Filmfest München - Täterfilme
Ist es ein Zufall, dass aus Österreich zwei Filme über Straftäter kommen? Wobei der eine von ihnen nur in diesem schnitzelförmigen Nachbarland hat entstehen können, das ist klar. Der andere heißt "Atmen" von Karl Markovics, dem markanten Schauspieler (u.a. "Die Fälscher"), der hier sein Regiedebüt gibt. Und das kann er sehr gut: Von Kogler erzählen, dem 19jährigen Insassen einer Sonderstrafanstalt für Jugendliche. Ganz in sich gekehrt, ohne Regung, die Außenwelt abblockend sitzt er die Zeit ab, sucht sich einen Job bei seinen Freigängen, kommt beim großen Bestattungsunternehmen unter, und ist dabei zunächst völlig antriebslos, obwohl im nächsten Monat die Anhörung wegen Bewährung ansteht.
Markovics weiß dabei genau umzugehen mit Beobachtungen, Blicken, ruhigen Momenten, die der Figur Raum lassen - Raum, der im klar geregelten Strafvollzug fehlt, Raum, durch den man der Figur nahekommt. Irgendwann, ohne dass dahinter ein eigener Beschluss stünde, beginnt Kogler freier zu atmen; zeigt Reaktionen; arbeitet richtig mit, fügt sich ins Außenleben einer Gesellschaft ein, die er frei nie hat erleben können als Heimkind und Sträfling.
Nicht zuletzt bietet der Film genaue, eindringliche Blicke dahin, wo man normalerweise nicht hinkommt: Ins Gefängnis und in die Bestattungsindustrie, wo der richtige Tote im richtigen Sarg zur richtigen Zeit am richtigen Ort sein muss. Schnell, effizient und doch mit einem gewissen Respekt. Zumindest, wenn Außenstehende dabei sind.
Wohin man niemals kommt: Darum geht es auch in Markus Schleinzers "Michael", der das Thema, mit dem Österreich in die internationalen Schlagzeilen gekommen ist, aufgreift. Einer der besten Filme des Jahres, im Übrigen: in dem man hinter die Kulissen bei einem ganz normalen Versicherungsangestellten blickt, der in seinem Keller einen vielleicht acht, neun Jahre alten Jungen gefangen hält für seine abendlichen Vergnügungen. Ein Film, der niemals weggeht von diesem pädophilen Psychopathen, der auch niemals wertet, der einfach zeigt.
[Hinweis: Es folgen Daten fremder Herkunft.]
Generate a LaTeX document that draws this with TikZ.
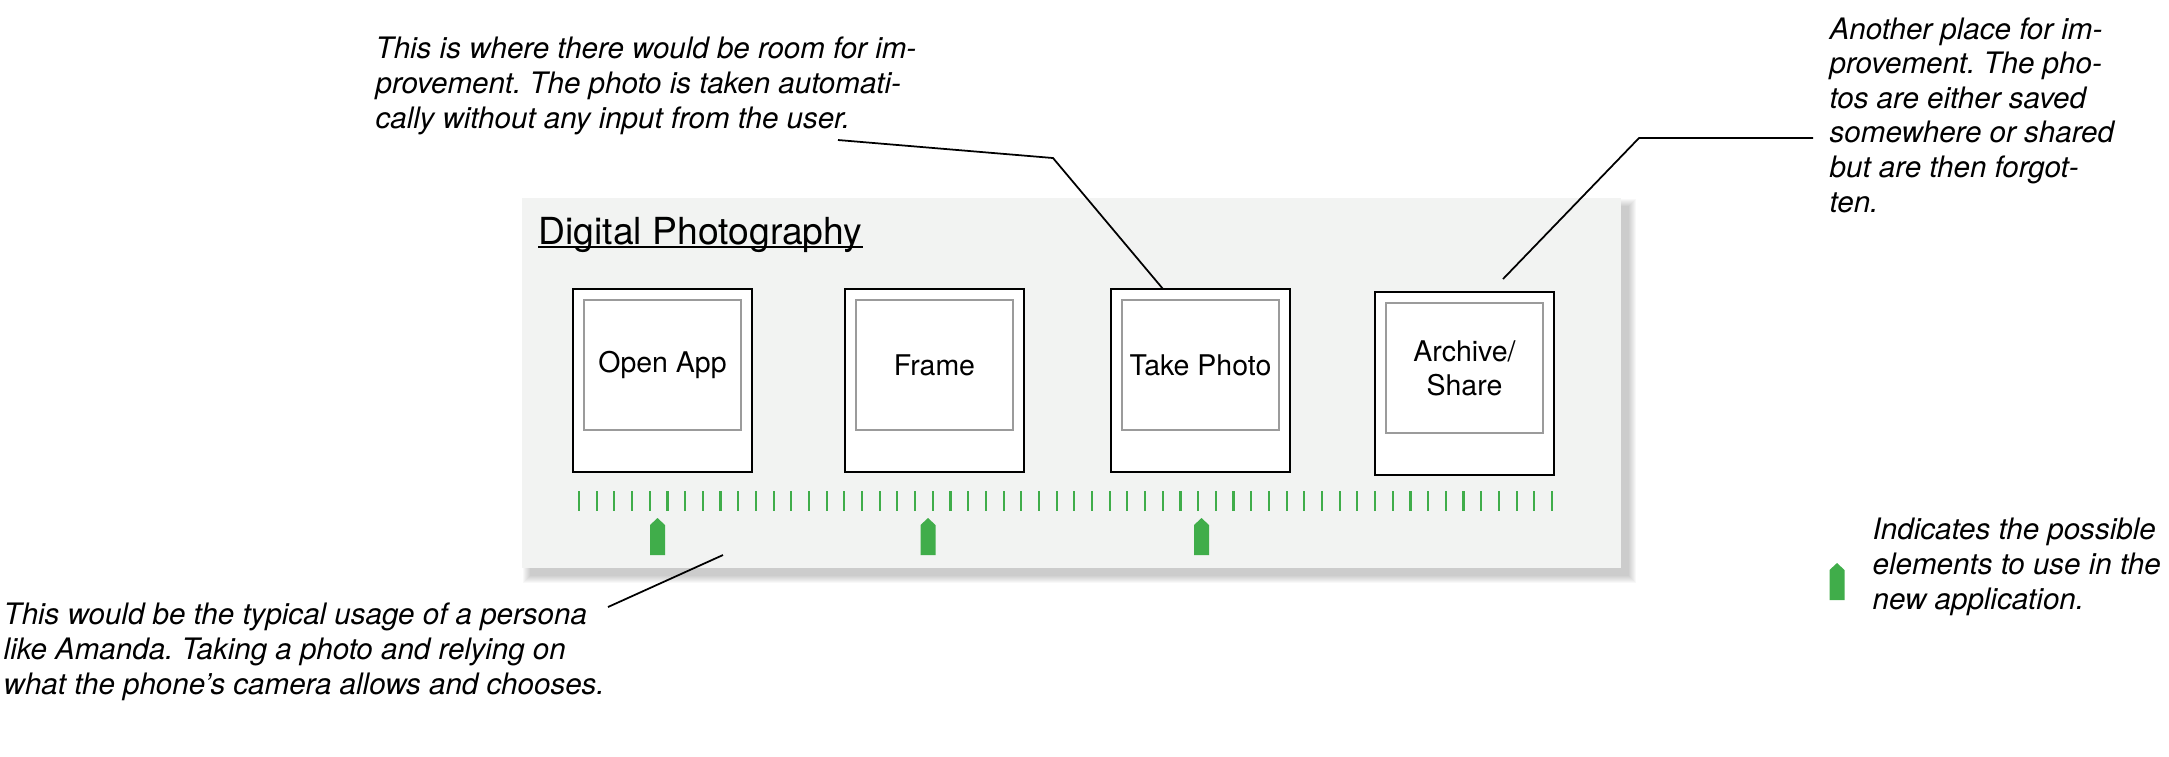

Man quält sich bei diesem Film, der so grausam blickt, der so dabei so genau arbeitet: Weil er den Alltag des Unaussprechlichen, des Unvorstellbaren zeigt mit einer (auch psychologischen) Präzision, die an die Nieren geht. Für den gefangenen Jungen ist das ja alles normal, er kennt nichts anderes. Hat sein Spielzimmer hinter dickem Riegel, geht mit dem Täter auch mal in den Streichelzoo und wirkt dann wie ein Sohn beim Ausflug mit dem Papa. Ein schrecklicher, unheimlicher, großartiger Film.
Konfus dagegen der japanische "Confessions". Darin rächt sich eine Lehrerin an ihrer Klasse voller pubertierender, selbstbezogener Gören; speziell an den beiden, die ihre Tochter aus purer Lust und Laune umgebracht habe. Was ein schöner Ansatz ist, und die erste halbe Stunde, in der die Lehrerin vor der Klasse ganz freundlich von ihrem Leiden an ihren Schülern erzählt, ist auch wirklich gut. Doch es ist eben nicht nur ihr Geständnis, auch die einiger anderer beteiligten, weshalb dann die Perspektive wechselt, immer wieder; Täter, Möchtegerntäter, Eltern, die die Täter decken, kommen zu Wort, und das führt zu einigen Redundanzen, die nichts Neues bringen. Zudem schwankt der Film zwischen überspitzter Karikatur und ganz ernst erzähltem Porträt einer egoistischen, gewaltbereiten, ungebildeten Klassengemeinschaft, in der Leben nichts bedeutet. Wäre der Film etwas überzogener: er wäre eine schöne Satire geworden. So aber wirkt der Nihilismus, den er zeigt, aufgesetzt, und das ganze Setting mit grausamen Schülern, die willkürlich morden, und einem allzu komplizierten Racheplan völlig unauthentisch.
Österreichische Täter sind interessanter.